On random transitions in Northern California
By Janet Rechtman
Mendocino Headlands State Park. We walk a curvy trail alongside the estuary as the Big River winds its way to the ocean. The word that comes to mind is “meandering,” which brings me to “me-and-you-enduring,” which seems like an apt metaphor for married life in one’s seventies.
Actually, more than enduring. This is our fourth year living in Chico. We closed on our house the first day of the Camp Fire and arrived from Atlanta two weeks later to a world full of smoke and despair. Today, Paradise is rebuilding, and so are we.
At our age, four years seems like the blink of an eye. Yet, in those four years, we’ve seen two grandgirls and two grandsons graduate high school (two of these are about to finish college), two grandsons emerge as soccer stars and two families enjoy life to the max. We’ve given back to the community through Osher Lifelong Learning Institute (OLLI) at Chico State, the League of Women Voters, Chico Housing Action Team (CHAT) and Chico Havurah. We’ve made new friends and stayed connected with old friends—what a miracle is Zoom! We’ve vaccinated to the max and so far avoided the various plagues. And, thankfully, my husband has almost completely recovered from a life-threatening illness he suffered in October. At this moment, we sit in side-by-side in matching recliners, both writing, him a novel and me this article. Yes. We are more than enduring.

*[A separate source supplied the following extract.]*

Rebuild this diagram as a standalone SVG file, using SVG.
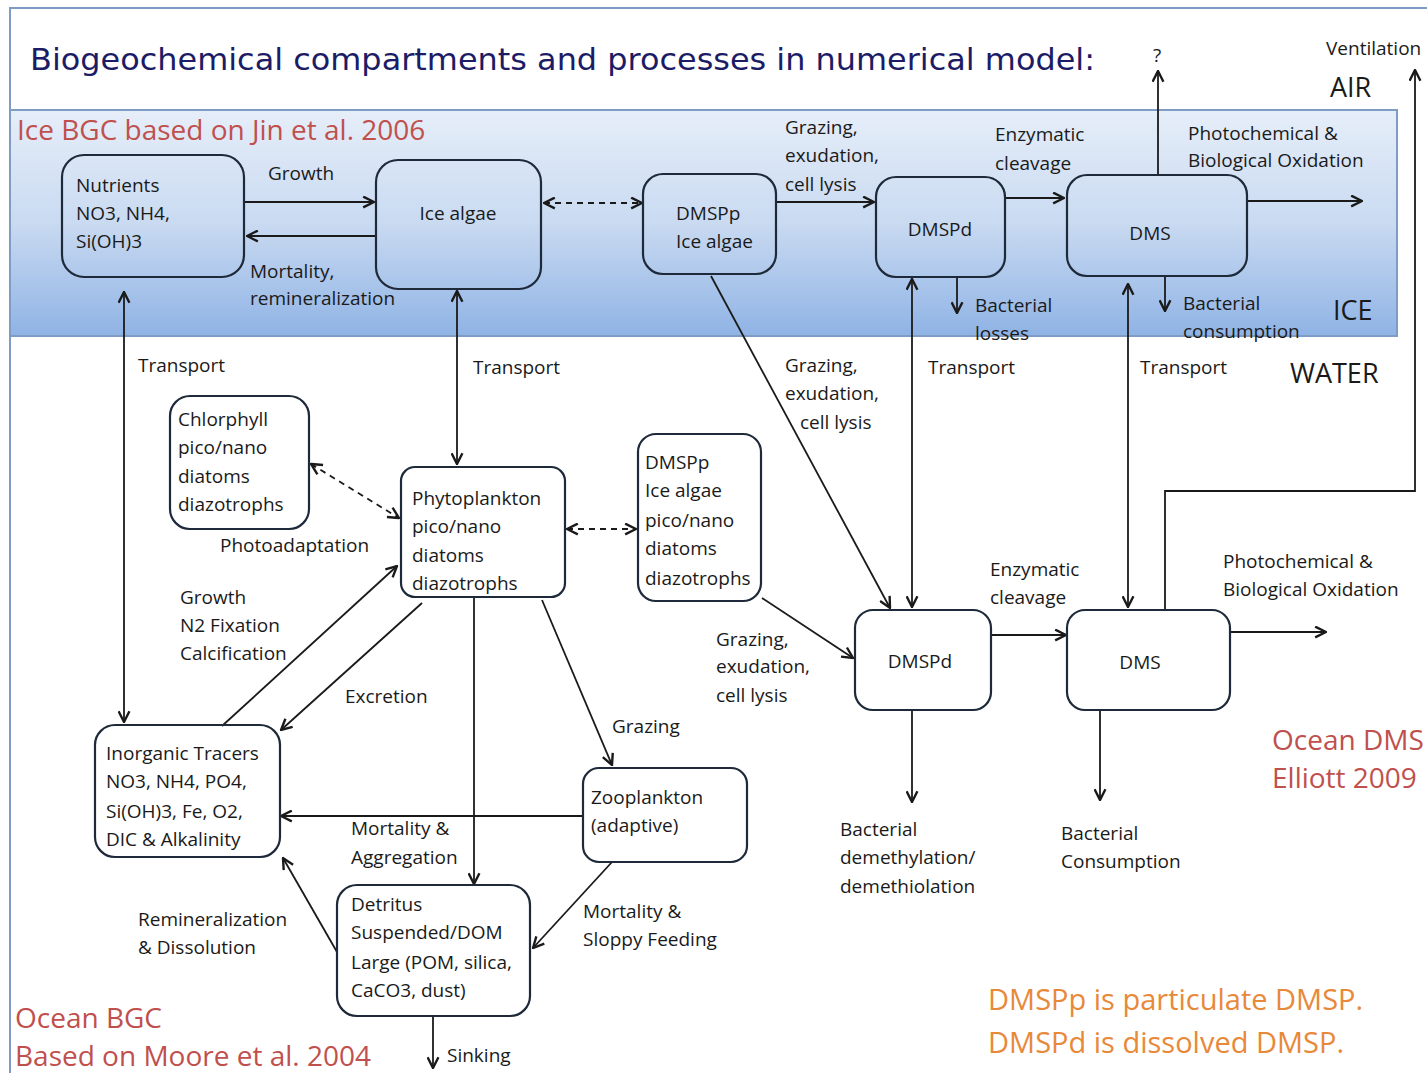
<svg xmlns="http://www.w3.org/2000/svg" width="1427" height="1073" viewBox="0 0 1427 1073">
<defs>
<linearGradient id="iceg" x1="0" y1="0" x2="0" y2="1">
<stop offset="0" stop-color="#e6eef9"/>
<stop offset="0.5" stop-color="#c9daf1"/>
<stop offset="1" stop-color="#8fb3e5"/>
</linearGradient>
<marker id="ah" viewBox="0 0 12 12" refX="11" refY="6" markerWidth="13" markerHeight="13" markerUnits="userSpaceOnUse" orient="auto-start-reverse">
<path d="M1,1 L11,6 L1,11" fill="none" stroke="#1a1a1a" stroke-width="2.2"/>
</marker>
</defs>
<style>
.node rect{fill:none;stroke:#1e2a3a;stroke-width:2.2}
.t{font-family:"Open Sans","Liberation Sans",sans-serif;font-size:19px;fill:#1a1a1a}
.lab{font-family:"Open Sans","Liberation Sans",sans-serif;font-size:19px;fill:#1a1a1a}
.red{font-family:"Open Sans","Liberation Sans",sans-serif;font-size:28px;fill:#c0504d}
.big{font-family:"Open Sans","Liberation Sans",sans-serif;font-size:27px;fill:#1a1a1a}
.org{font-family:"Open Sans","Liberation Sans",sans-serif;font-size:29px;fill:#e8893a}
.c line,.c path,.c polyline{fill:none;stroke:#1a1a1a;stroke-width:1.8}
.c .d{stroke-dasharray:6 5}
.a{marker-end:url(#ah)}
.b{marker-start:url(#ah);marker-end:url(#ah)}
</style>
<rect width="1427" height="1073" fill="#ffffff"/>
<path d="M10,1073 V8 H1427" fill="none" stroke="#7f9cc4" stroke-width="2"/>
<rect x="10" y="110" width="1387" height="226" fill="url(#iceg)" stroke="#7f9cc4" stroke-width="2"/>

<text x="30" y="70" font-family="'DejaVu Sans',sans-serif" font-size="31" fill="#1c1c66" textLength="1065" lengthAdjust="spacingAndGlyphs">Biogeochemical compartments and processes in numerical model:</text>
<text x="1153" y="62" class="lab">?</text>
<text x="1326" y="55" class="lab">Ventilation</text>
<text x="1330" y="97" class="big">AIR</text>
<text x="1333" y="320" class="big">ICE</text>
<text x="1290" y="383" class="big">WATER</text>

<text x="17" y="140" class="red">Ice BGC based on Jin et al. 2006</text>
<text x="1272" y="750" class="red">Ocean DMS</text>
<text x="1272" y="788" class="red">Elliott 2009</text>
<text x="15" y="1028" class="red">Ocean BGC</text>
<text x="15" y="1066" class="red">Based on Moore et al. 2004</text>
<text x="988" y="1010" class="org">DMSPp is particulate DMSP.</text>
<text x="988" y="1053" class="org">DMSPd is dissolved DMSP.</text>

<g id="connectors" class="c">
<line class="a" x1="245" y1="202" x2="374" y2="202"/>
<line class="a" x1="376" y1="236" x2="247" y2="236"/>
<line class="b d" x1="544" y1="203" x2="642" y2="203"/>
<line class="a" x1="776" y1="202" x2="874" y2="202"/>
<line class="a" x1="1005" y1="198" x2="1064" y2="198"/>
<line class="a" x1="1247" y1="201" x2="1362" y2="201"/>
<line class="a" x1="957" y1="277" x2="957" y2="313"/>
<line class="a" x1="1165" y1="276" x2="1165" y2="311"/>
<line class="a" x1="1158" y1="175" x2="1158" y2="71"/>
<polyline class="a" points="1165,610 1165,491 1415,491 1415,70"/>
<line class="b" x1="124" y1="292" x2="124" y2="722"/>
<line class="b" x1="457" y1="291" x2="457" y2="464"/>
<line class="b" x1="912" y1="279" x2="912" y2="607"/>
<line class="b" x1="1128" y1="284" x2="1128" y2="607"/>
<line class="a" x1="711" y1="276" x2="890" y2="608"/>
<line class="b d" x1="311" y1="464" x2="399" y2="518"/>
<line class="b d" x1="567" y1="529" x2="636" y2="529"/>
<line class="a" x1="222" y1="726" x2="397" y2="566"/>
<line class="a" x1="422" y1="603" x2="281" y2="730"/>
<line class="a" x1="474" y1="598" x2="474" y2="884"/>
<line class="a" x1="542" y1="600" x2="612" y2="765"/>
<line class="a" x1="583" y1="816" x2="281" y2="816"/>
<line class="a" x1="612" y1="862" x2="533" y2="948"/>
<line class="a" x1="337" y1="952" x2="283" y2="858"/>
<line class="a" x1="433" y1="1016" x2="433" y2="1068"/>
<line class="a" x1="762" y1="598" x2="853" y2="658"/>
<line class="a" x1="991" y1="635" x2="1066" y2="635"/>
<line class="a" x1="1230" y1="632" x2="1326" y2="632"/>
<line class="a" x1="912" y1="710" x2="912" y2="802"/>
<line class="a" x1="1100" y1="710" x2="1100" y2="800"/>
</g>

<g id="labels">
<text x="268" y="180" class="lab">Growth</text>
<text x="250" y="278" class="lab">Mortality,</text>
<text x="250" y="305" class="lab">remineralization</text>
<text x="785" y="134" class="lab">Grazing,</text>
<text x="785" y="162" class="lab">exudation,</text>
<text x="785" y="191" class="lab">cell lysis</text>
<text x="995" y="141" class="lab">Enzymatic</text>
<text x="995" y="170" class="lab">cleavage</text>
<text x="1188" y="140" class="lab">Photochemical &amp;</text>
<text x="1188" y="167" class="lab">Biological Oxidation</text>
<text x="975" y="312" class="lab">Bacterial</text>
<text x="975" y="340" class="lab">losses</text>
<text x="1183" y="310" class="lab">Bacterial</text>
<text x="1183" y="338" class="lab">consumption</text>
<text x="138" y="372" class="lab">Transport</text>
<text x="473" y="374" class="lab">Transport</text>
<text x="928" y="374" class="lab">Transport</text>
<text x="1140" y="374" class="lab">Transport</text>
<text x="785" y="372" class="lab">Grazing,</text>
<text x="785" y="400" class="lab">exudation,</text>
<text x="800" y="429" class="lab">cell lysis</text>
<text x="220" y="552" class="lab">Photoadaptation</text>
<text x="180" y="604" class="lab">Growth</text>
<text x="180" y="632" class="lab">N2 Fixation</text>
<text x="180" y="660" class="lab">Calcification</text>
<text x="345" y="703" class="lab">Excretion</text>
<text x="612" y="733" class="lab">Grazing</text>
<text x="351" y="835" class="lab">Mortality &amp;</text>
<text x="351" y="864" class="lab">Aggregation</text>
<text x="583" y="918" class="lab">Mortality &amp;</text>
<text x="583" y="946" class="lab">Sloppy Feeding</text>
<text x="138" y="926" class="lab">Remineralization</text>
<text x="138" y="954" class="lab">&amp; Dissolution</text>
<text x="447" y="1062" class="lab">Sinking</text>
<text x="716" y="646" class="lab">Grazing,</text>
<text x="716" y="673" class="lab">exudation,</text>
<text x="716" y="702" class="lab">cell lysis</text>
<text x="990" y="576" class="lab">Enzymatic</text>
<text x="990" y="604" class="lab">cleavage</text>
<text x="1223" y="568" class="lab">Photochemical &amp;</text>
<text x="1223" y="596" class="lab">Biological Oxidation</text>
<text x="840" y="836" class="lab">Bacterial</text>
<text x="840" y="864" class="lab">demethylation/</text>
<text x="840" y="893" class="lab">demethiolation</text>
<text x="1061" y="840" class="lab">Bacterial</text>
<text x="1061" y="868" class="lab">Consumption</text>
</g>

<g id="ice-nutrients" class="node"><rect x="62" y="155" width="182" height="122" rx="22"/>
<text x="76" y="192" class="t">Nutrients</text><text x="76" y="220" class="t">NO3, NH4,</text><text x="76" y="248" class="t">Si(OH)3</text></g>
<g id="ice-algae" class="node"><rect x="376" y="160" width="165" height="129" rx="22"/>
<text x="458" y="220" class="t" text-anchor="middle">Ice algae</text></g>
<g id="ice-dmspp" class="node"><rect x="643" y="174" width="133" height="100" rx="20"/>
<text x="676" y="220" class="t">DMSPp</text><text x="676" y="248" class="t">Ice algae</text></g>
<g id="ice-dmspd" class="node"><rect x="876" y="177" width="129" height="100" rx="20"/>
<text x="940" y="236" class="t" text-anchor="middle">DMSPd</text></g>
<g id="ice-dms" class="node"><rect x="1067" y="175" width="180" height="101" rx="20"/>
<text x="1150" y="240" class="t" text-anchor="middle">DMS</text></g>

<g id="chlorophyll" class="node"><rect x="170" y="396" width="139" height="133" rx="20"/>
<text x="178" y="426" class="t">Chlorphyll</text><text x="178" y="454" class="t">pico/nano</text><text x="178" y="483" class="t">diatoms</text><text x="178" y="511" class="t">diazotrophs</text></g>
<g id="phytoplankton" class="node"><rect x="401" y="467" width="164" height="130" rx="14"/>
<text x="412" y="505" class="t">Phytoplankton</text><text x="412" y="533" class="t">pico/nano</text><text x="412" y="562" class="t">diatoms</text><text x="412" y="590" class="t">diazotrophs</text></g>
<g id="ocean-dmspp" class="node"><rect x="638" y="434" width="123" height="167" rx="18"/>
<text x="645" y="469" class="t">DMSPp</text><text x="645" y="497" class="t">Ice algae</text><text x="645" y="527" class="t">pico/nano</text><text x="645" y="555" class="t">diatoms</text><text x="645" y="585" class="t">diazotrophs</text></g>
<g id="ocean-dmspd" class="node"><rect x="855" y="610" width="136" height="100" rx="18"/>
<text x="920" y="668" class="t" text-anchor="middle">DMSPd</text></g>
<g id="ocean-dms" class="node"><rect x="1067" y="610" width="163" height="100" rx="18"/>
<text x="1140" y="669" class="t" text-anchor="middle">DMS</text></g>
<g id="inorganic" class="node"><rect x="95" y="725" width="185" height="132" rx="20"/>
<text x="106" y="760" class="t">Inorganic Tracers</text><text x="106" y="788" class="t">NO3, NH4, PO4,</text><text x="106" y="818" class="t">Si(OH)3, Fe, O2,</text><text x="106" y="846" class="t">DIC &amp; Alkalinity</text></g>
<g id="zooplankton" class="node"><rect x="583" y="768" width="164" height="94" rx="16"/>
<text x="591" y="804" class="t">Zooplankton</text><text x="591" y="832" class="t">(adaptive)</text></g>
<g id="detritus" class="node"><rect x="337" y="885" width="193" height="131" rx="20"/>
<text x="351" y="911" class="t">Detritus</text><text x="351" y="939" class="t">Suspended/DOM</text><text x="351" y="969" class="t">Large (POM, silica,</text><text x="351" y="997" class="t">CaCO3, dust)</text></g>
</svg>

As we reflect on so much privilege, we also recognize that so many of our fellow human beings are enduring lives of poverty, homelessness and discrimination, where time passes slowly and eyes blink back tears. In the year to come, we will continue to give what we can where we can because we know when meandering becomes me-and-you-ing, all of us can flourish.
Janet Rechtman is a retired University of Georgia faculty member who moved to the region in 2018 to be near her grandchildren.